Fortunately, Young also conceived Greendale as a feature-length movie, and what we have is an iconoclastic home movie that is charming, baffling, and intriguing. Even when it seems on the verge of falling apart, it is still nothing less than fascinating.

Shot mainly in Super 8 by Neil Young (under the nom de plume Bernard Shakey), the movie focuses on the two young members of the Green family, cousin Jed who guns down a cop, and granddaughter Sun, who becomes an environmentalist a la Julia Butterfly (who is name-checked in the film).
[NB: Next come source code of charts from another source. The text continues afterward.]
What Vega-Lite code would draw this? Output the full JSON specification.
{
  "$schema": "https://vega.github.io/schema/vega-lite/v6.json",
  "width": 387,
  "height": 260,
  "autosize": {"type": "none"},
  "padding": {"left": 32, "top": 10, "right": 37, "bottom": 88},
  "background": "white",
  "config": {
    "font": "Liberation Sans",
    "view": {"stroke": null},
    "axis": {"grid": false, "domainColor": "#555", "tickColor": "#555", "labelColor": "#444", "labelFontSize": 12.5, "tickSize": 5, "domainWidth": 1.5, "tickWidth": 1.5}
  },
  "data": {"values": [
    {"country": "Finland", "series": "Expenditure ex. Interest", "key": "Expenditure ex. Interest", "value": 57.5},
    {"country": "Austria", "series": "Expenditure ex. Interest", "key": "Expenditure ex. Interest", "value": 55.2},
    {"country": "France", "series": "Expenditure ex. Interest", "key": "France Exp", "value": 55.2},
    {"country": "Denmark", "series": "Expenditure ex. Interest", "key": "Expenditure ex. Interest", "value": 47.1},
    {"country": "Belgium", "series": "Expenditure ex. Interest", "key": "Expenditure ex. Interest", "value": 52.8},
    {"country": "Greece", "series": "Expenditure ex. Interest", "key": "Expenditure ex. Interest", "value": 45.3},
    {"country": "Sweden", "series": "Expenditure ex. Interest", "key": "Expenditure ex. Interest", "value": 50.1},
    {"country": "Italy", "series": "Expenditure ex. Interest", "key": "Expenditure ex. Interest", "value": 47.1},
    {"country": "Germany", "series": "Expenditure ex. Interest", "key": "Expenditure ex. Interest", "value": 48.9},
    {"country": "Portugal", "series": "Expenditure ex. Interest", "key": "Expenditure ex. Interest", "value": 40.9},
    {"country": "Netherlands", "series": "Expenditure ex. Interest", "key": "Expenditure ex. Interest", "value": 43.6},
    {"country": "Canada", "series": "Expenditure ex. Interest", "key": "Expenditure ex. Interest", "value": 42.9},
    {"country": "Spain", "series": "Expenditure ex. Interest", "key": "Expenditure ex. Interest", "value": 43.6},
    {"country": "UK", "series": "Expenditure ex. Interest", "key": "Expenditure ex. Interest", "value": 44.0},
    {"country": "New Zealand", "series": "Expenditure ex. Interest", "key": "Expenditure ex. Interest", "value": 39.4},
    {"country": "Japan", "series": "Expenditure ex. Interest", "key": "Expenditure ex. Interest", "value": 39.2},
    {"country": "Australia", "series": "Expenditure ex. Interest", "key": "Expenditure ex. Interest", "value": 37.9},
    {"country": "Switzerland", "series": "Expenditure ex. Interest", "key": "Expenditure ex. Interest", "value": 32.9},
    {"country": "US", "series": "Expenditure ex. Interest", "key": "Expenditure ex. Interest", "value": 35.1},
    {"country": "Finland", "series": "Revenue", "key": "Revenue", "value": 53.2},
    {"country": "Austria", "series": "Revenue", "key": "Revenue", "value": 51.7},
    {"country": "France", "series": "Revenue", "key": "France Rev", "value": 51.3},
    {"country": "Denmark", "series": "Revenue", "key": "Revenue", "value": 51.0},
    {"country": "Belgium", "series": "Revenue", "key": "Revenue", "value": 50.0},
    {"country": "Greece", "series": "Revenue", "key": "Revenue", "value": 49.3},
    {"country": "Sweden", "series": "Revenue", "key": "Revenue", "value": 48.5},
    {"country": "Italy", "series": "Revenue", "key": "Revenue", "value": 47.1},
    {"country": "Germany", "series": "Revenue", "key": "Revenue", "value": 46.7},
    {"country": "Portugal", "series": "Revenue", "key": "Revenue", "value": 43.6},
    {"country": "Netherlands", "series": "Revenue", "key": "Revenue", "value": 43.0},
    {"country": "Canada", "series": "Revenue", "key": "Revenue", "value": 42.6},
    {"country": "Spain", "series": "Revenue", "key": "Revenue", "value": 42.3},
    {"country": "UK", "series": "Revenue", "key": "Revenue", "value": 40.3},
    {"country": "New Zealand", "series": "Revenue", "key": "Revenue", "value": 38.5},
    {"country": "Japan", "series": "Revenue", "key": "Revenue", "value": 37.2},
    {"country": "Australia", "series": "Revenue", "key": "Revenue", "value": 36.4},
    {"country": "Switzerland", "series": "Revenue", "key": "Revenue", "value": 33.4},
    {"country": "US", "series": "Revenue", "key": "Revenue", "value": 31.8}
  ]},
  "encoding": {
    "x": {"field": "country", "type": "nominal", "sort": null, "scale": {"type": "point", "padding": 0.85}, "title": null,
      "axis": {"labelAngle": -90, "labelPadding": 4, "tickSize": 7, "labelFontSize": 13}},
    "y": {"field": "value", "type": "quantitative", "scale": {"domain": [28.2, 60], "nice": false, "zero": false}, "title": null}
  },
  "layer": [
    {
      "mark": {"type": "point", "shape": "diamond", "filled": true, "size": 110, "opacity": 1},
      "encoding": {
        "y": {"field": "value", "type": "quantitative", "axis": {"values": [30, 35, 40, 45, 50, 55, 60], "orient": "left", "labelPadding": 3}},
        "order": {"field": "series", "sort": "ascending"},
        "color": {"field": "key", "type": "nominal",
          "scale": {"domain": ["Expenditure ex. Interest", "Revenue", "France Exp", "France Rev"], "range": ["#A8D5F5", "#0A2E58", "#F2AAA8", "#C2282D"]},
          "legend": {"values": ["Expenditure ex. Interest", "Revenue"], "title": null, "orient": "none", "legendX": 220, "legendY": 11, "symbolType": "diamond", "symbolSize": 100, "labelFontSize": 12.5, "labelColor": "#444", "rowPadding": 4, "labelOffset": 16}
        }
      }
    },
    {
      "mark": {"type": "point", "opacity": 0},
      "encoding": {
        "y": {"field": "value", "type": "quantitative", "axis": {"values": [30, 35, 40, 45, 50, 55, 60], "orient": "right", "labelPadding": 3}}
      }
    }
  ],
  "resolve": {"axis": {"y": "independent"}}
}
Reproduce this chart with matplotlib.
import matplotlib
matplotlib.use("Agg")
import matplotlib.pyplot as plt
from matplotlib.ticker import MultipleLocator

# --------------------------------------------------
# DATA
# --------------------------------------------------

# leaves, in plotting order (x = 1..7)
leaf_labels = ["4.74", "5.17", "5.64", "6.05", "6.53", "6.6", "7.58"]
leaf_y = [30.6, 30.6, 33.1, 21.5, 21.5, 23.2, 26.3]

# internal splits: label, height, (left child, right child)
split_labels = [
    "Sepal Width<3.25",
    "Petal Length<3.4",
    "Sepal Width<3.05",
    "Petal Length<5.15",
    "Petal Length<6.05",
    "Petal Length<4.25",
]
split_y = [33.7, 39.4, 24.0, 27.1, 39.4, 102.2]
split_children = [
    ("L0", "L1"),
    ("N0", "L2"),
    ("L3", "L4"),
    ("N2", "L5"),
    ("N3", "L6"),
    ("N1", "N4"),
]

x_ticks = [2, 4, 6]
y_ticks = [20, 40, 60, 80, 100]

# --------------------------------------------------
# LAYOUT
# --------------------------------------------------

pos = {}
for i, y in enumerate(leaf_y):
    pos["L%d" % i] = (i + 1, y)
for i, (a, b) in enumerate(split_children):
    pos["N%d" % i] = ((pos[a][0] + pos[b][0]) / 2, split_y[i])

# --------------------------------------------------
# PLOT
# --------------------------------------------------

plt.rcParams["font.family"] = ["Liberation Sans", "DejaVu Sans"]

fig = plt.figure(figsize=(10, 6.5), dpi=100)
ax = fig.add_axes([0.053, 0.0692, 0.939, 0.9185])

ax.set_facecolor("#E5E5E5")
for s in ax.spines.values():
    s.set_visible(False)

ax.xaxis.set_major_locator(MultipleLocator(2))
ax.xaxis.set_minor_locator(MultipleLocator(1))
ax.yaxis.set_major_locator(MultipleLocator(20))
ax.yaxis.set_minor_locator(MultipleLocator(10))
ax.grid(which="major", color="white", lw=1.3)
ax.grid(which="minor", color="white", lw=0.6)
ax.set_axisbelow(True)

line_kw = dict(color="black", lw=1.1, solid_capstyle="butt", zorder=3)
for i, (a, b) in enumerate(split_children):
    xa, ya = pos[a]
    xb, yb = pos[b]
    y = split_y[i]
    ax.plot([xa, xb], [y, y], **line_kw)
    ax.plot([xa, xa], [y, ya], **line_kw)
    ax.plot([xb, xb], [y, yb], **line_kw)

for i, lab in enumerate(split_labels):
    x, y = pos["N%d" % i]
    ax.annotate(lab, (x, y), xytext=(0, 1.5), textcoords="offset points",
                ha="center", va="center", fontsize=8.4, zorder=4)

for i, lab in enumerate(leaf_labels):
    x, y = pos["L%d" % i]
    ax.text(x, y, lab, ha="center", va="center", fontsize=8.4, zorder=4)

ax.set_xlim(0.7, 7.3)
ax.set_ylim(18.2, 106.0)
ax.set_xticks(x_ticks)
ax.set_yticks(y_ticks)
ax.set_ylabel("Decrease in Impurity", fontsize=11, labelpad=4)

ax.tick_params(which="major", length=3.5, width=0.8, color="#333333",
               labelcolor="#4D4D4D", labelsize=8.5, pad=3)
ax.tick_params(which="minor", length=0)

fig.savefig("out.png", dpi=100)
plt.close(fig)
In the case of the recent swinger/beatnik feature Seven Year Zig-Zag, the viewer has to get over the hurdle that the entire movie is narrated in rhyme in order to get through it. Like that film, it becomes evident after ten minutes that, yes, the entire movie will feature the actors lip-synching along to Neil Young’s vocals. And most surprisingly, it works, whether Grandpa is singing about the importance of love and affection, a widow is berating her dead policeman husband, or an old fisherman is importing words of wisdom to his young sea-traveling companions. The actors, comprised mainly of Young’s musical and household personnel, immediate family, and locals from his town, have a raw effectiveness, even when it seems like they’re on the verge of cracking up.

In contrast to the overly earnest music, in the movie, Young accentuates the artifice of the project: characters always seem to be dancing, contrived newspaper headlines are obviously pasted on top of pre-existing headlines, some of the actors seem a little too young for their characters. The Super 8 cinematography has a pastoral, soothing quality, and when the film occasionally cuts to faux-news briefs shot in video, the effect is jarring. This is undoubtedly intentional: the media is the one of the major bad guys of the movie, along with the decadent individuals who are guilty of artist exploitation, the U.S. government (the war in Iraq and the War on Terror are referred to directly), and the devil.

Might one be more likely to pop in the DVD of the movie as often as one would the CD of Greendale? Probably not. But it should be noted, the CD doesn’t contain a dancing devil in a red hipster suit, a post-modern bar band version of Crazy Horse, and Neil Young making a cameo appearance as Wayne Newton(?!).

Also contained on the DVD is the documentary “Making of Greendale,” which is worth a look, if only to see Young and co-cinemtographer Larry maintain the existence of the whip-cracking director Bernard Shakey. Almost all the actors from the film are interviewed, who discuss Greendale with a mix of confusion and positivity. And keep an eye out for Neil Young’s gargantuan collection of baseball caps.